§ **Task brief**
Without the pictures, return exactly the lines from the one with "Rebuild this chart" through the one with "import pandas as pd". Both end lines belong in the copy.

══ Data supplied

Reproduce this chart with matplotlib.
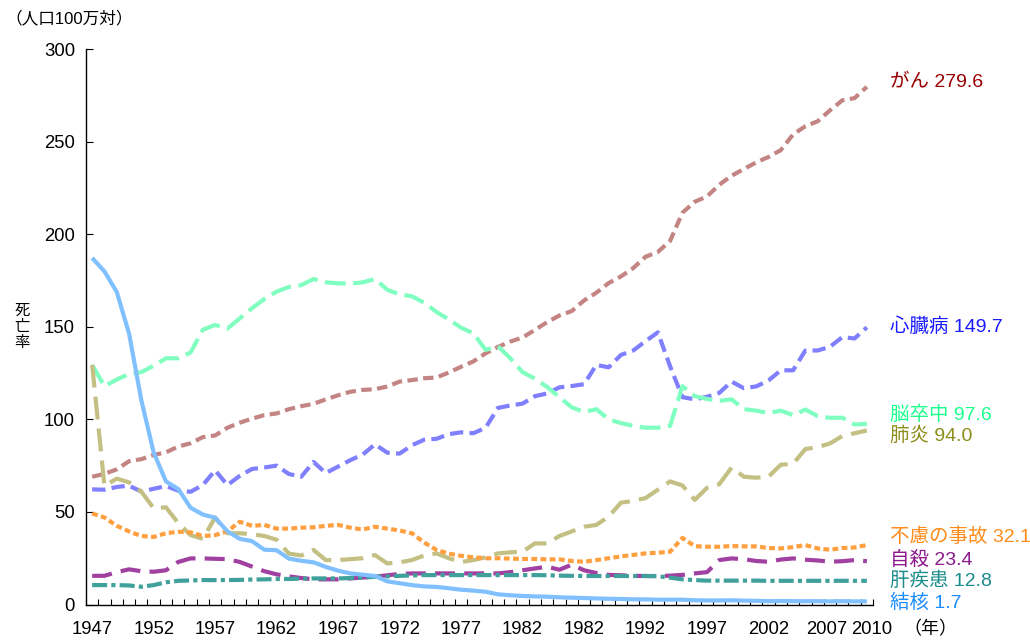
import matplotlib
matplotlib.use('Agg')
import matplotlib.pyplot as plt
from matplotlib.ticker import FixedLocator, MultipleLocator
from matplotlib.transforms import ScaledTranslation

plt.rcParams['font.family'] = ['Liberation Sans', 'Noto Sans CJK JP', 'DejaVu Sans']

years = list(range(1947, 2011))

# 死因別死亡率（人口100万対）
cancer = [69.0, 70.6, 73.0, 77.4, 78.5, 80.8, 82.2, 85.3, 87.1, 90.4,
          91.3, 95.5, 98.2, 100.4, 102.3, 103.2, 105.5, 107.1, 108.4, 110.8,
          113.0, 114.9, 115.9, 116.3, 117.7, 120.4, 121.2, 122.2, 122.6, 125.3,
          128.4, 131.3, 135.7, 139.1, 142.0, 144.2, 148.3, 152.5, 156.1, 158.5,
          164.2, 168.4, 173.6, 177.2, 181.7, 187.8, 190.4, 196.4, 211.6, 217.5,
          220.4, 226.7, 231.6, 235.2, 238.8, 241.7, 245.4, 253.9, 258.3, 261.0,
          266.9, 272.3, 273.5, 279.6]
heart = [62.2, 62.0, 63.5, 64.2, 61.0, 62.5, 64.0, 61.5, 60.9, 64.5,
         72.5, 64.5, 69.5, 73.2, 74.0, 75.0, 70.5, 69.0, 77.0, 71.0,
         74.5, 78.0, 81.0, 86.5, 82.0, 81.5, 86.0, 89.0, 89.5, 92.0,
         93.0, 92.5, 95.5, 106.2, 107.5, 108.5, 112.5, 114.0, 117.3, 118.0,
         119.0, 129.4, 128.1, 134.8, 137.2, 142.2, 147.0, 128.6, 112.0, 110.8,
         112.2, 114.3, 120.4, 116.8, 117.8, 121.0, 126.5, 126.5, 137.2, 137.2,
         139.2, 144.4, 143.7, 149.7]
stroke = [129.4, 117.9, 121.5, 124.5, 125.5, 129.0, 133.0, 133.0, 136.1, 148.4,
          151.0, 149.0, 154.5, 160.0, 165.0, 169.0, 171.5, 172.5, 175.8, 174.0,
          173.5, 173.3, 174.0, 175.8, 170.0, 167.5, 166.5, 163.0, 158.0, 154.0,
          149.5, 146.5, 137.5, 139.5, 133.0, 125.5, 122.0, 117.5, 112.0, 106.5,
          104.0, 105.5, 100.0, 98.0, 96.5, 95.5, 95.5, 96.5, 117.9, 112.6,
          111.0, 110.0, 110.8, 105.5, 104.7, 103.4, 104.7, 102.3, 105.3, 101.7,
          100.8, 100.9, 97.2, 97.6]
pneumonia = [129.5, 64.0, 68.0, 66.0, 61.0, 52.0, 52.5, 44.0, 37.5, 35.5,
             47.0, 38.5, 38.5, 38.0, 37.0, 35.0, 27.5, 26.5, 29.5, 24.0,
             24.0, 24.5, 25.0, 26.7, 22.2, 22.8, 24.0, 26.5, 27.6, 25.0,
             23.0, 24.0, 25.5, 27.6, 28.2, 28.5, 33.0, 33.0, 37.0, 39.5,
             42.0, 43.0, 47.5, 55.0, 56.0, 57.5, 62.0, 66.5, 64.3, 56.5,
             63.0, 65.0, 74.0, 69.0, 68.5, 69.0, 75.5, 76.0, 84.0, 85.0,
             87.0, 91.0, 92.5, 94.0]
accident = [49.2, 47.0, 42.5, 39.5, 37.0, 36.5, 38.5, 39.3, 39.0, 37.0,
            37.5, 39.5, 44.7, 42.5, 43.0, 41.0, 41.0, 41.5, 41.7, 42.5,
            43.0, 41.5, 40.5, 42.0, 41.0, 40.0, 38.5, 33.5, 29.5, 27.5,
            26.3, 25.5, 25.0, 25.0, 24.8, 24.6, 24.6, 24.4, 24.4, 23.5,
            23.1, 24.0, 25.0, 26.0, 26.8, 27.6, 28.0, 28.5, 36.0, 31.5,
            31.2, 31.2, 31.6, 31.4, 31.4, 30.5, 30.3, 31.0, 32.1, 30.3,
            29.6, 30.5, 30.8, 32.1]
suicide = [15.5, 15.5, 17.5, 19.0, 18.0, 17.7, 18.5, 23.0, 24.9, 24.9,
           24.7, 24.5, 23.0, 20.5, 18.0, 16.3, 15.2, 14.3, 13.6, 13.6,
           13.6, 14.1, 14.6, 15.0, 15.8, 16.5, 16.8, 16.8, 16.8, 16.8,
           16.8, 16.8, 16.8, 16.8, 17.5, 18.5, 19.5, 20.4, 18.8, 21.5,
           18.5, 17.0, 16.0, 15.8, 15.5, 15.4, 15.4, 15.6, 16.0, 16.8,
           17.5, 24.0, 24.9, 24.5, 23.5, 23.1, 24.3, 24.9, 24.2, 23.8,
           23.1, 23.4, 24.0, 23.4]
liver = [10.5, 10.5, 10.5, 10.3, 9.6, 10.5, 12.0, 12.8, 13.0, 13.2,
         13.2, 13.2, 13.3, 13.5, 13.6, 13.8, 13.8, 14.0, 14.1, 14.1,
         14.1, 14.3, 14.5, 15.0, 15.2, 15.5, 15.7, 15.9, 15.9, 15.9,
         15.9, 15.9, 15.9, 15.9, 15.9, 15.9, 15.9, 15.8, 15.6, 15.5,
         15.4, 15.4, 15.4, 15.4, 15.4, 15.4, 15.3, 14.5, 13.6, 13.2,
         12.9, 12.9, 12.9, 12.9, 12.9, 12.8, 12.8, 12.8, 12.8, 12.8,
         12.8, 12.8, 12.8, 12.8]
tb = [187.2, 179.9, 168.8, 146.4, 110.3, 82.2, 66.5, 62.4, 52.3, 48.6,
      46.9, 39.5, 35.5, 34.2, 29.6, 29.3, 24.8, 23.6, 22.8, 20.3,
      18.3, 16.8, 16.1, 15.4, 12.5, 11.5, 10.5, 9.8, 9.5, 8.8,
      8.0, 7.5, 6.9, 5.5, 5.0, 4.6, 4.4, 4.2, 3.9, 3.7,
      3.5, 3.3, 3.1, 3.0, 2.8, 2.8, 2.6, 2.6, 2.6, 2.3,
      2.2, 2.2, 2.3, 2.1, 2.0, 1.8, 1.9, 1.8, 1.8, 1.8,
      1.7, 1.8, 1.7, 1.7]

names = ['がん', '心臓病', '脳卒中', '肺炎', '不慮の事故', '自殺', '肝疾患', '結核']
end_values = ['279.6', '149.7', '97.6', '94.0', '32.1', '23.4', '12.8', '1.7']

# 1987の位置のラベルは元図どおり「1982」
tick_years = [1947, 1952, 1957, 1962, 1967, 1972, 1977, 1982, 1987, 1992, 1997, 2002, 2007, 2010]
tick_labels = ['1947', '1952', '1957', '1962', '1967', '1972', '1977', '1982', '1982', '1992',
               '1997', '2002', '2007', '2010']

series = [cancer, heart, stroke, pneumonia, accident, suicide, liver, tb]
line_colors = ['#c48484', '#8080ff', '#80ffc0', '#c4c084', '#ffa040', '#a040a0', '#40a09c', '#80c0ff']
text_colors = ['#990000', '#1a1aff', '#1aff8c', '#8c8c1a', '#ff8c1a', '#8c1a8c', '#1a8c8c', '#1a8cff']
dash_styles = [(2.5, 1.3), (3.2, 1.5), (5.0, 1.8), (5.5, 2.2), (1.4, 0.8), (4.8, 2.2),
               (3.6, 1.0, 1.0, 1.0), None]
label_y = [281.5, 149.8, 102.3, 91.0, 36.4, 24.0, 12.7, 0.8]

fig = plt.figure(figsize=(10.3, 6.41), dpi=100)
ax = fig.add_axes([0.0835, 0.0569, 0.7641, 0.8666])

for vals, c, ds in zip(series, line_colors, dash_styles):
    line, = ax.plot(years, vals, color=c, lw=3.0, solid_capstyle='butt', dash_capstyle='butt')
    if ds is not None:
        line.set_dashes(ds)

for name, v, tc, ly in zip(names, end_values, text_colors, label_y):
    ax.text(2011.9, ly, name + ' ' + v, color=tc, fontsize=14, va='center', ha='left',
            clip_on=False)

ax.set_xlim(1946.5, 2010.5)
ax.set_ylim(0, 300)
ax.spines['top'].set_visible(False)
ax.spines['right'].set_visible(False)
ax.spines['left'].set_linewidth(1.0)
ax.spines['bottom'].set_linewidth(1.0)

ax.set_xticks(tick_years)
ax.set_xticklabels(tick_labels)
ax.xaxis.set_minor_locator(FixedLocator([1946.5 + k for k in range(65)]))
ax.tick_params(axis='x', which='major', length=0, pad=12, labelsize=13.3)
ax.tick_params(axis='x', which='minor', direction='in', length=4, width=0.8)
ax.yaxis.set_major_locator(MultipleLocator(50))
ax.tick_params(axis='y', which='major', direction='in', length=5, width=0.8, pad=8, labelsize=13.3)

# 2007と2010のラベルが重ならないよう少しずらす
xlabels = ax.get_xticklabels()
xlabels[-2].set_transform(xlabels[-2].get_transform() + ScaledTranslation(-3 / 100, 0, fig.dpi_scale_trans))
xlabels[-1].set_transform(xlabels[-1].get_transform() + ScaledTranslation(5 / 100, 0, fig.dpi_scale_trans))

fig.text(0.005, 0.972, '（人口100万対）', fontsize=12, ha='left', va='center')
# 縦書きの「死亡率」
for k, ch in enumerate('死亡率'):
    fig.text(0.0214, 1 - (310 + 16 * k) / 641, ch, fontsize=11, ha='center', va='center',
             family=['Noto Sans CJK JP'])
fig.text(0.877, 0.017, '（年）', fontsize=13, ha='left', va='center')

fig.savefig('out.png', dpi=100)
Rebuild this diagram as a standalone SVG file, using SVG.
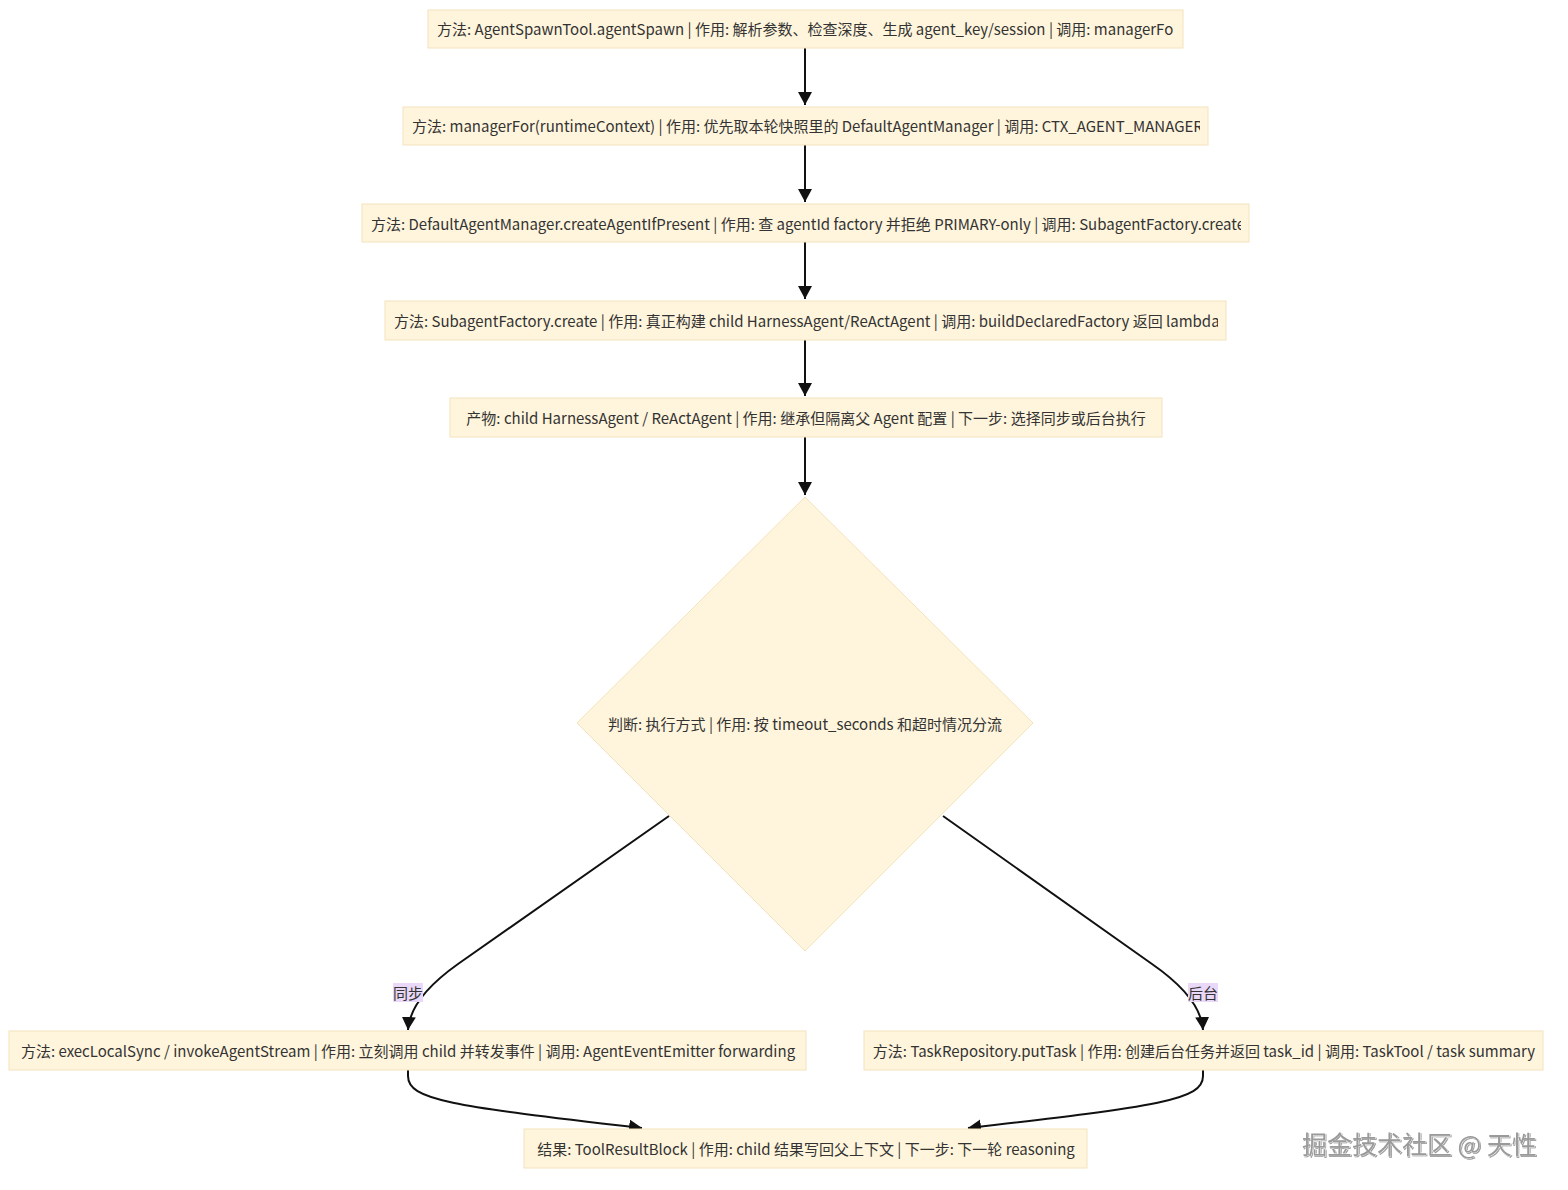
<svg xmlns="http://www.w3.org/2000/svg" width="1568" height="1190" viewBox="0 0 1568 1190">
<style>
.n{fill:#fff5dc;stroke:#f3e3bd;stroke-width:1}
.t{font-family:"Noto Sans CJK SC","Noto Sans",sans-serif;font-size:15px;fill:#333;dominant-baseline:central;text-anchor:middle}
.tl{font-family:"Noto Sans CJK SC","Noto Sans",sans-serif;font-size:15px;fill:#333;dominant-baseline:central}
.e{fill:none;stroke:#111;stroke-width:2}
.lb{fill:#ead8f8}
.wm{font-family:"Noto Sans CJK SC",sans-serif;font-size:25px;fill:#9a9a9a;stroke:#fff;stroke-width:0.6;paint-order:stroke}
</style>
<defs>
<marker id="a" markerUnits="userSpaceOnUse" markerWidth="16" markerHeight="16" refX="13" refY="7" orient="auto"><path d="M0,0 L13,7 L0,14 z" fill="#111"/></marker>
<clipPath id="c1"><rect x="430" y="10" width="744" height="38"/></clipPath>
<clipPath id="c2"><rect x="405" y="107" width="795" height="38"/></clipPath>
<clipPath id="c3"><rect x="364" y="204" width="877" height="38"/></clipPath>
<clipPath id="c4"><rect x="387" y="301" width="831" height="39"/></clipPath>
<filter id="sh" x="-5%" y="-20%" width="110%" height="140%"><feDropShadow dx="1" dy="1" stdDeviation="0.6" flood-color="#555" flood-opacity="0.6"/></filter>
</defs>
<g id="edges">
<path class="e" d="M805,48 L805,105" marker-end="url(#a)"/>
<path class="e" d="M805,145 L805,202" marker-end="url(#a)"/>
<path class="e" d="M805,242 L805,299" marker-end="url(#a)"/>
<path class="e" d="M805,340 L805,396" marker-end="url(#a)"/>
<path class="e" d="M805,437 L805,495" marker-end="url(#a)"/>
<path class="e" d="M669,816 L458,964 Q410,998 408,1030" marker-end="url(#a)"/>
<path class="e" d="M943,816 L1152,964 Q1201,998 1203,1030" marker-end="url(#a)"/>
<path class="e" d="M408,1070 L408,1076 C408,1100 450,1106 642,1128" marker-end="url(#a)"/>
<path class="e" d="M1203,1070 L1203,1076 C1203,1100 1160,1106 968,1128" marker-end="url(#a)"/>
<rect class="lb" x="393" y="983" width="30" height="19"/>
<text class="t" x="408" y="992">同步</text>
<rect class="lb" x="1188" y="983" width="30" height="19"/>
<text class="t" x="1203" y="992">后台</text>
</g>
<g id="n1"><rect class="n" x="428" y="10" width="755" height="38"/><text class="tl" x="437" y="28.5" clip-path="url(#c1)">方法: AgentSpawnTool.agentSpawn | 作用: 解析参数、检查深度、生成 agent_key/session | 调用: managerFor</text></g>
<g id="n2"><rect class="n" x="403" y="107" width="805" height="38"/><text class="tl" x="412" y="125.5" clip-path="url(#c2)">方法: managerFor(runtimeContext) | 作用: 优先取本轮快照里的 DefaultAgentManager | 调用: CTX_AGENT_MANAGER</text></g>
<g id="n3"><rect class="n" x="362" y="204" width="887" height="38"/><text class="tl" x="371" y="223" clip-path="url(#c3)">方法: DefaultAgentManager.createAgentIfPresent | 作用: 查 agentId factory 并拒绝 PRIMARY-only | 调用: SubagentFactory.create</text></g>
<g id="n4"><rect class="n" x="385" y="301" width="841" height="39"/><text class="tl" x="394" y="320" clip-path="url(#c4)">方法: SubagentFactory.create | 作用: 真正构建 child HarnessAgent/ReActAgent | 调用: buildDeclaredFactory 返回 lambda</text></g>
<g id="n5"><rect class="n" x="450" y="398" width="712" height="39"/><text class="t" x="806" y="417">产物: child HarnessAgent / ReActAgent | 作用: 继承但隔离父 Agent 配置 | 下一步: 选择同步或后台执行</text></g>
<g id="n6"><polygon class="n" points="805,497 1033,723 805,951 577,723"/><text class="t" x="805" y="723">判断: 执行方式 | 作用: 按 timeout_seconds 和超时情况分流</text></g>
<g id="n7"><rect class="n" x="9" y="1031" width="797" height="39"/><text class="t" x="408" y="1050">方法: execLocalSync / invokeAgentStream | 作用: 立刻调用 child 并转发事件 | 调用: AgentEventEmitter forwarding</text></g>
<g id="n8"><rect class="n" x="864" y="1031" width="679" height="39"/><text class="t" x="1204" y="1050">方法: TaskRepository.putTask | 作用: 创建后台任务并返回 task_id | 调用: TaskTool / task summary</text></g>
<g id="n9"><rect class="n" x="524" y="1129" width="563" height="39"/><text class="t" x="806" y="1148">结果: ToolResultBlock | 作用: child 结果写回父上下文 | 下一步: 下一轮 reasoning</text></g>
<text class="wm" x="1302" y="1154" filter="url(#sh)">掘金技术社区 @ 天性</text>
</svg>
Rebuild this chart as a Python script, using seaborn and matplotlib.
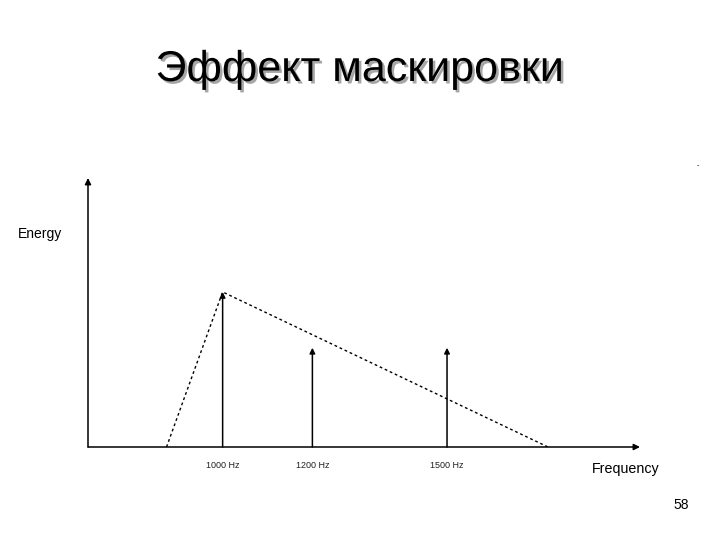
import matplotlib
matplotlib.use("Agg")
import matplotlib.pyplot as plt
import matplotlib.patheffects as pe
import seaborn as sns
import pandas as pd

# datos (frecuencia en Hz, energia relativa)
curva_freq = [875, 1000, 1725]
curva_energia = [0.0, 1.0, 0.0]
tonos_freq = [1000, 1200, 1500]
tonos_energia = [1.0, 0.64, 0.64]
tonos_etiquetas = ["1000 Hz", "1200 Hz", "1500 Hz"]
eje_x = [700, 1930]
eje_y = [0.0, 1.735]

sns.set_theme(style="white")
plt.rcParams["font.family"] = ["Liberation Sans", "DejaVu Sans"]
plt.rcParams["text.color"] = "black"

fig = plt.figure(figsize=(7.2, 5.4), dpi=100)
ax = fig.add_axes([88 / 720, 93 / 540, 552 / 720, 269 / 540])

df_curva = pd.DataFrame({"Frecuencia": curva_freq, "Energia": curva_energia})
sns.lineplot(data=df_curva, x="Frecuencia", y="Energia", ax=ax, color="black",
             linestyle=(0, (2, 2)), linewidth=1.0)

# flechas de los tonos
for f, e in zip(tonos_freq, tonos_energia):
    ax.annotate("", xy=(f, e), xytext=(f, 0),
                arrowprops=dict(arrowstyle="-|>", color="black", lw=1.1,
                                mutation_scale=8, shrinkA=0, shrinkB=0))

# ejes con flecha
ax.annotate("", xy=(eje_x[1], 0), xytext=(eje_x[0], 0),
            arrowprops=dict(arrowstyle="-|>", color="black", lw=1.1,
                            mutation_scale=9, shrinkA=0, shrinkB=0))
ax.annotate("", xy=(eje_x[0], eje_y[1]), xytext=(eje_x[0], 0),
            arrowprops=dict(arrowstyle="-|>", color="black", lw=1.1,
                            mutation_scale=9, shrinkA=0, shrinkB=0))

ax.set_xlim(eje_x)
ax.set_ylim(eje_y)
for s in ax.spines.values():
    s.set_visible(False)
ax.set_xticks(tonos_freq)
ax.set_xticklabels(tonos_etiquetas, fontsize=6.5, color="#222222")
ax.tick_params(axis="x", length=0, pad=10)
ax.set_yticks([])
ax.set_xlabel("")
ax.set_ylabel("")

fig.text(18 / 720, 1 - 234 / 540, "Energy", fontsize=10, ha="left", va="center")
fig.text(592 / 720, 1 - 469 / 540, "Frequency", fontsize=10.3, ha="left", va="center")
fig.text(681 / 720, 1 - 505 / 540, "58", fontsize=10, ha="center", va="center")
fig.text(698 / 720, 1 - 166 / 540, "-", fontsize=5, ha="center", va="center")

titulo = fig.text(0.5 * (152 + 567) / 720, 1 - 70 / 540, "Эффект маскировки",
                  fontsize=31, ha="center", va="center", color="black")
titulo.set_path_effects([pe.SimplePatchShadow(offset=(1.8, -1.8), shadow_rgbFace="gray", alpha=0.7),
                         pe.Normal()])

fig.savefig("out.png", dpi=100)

════

§ **Response to this task**
Rebuild this chart as a Python script, using seaborn and matplotlib.
import matplotlib
matplotlib.use("Agg")
import matplotlib.pyplot as plt
import matplotlib.patheffects as pe
import seaborn as sns
import pandas as pd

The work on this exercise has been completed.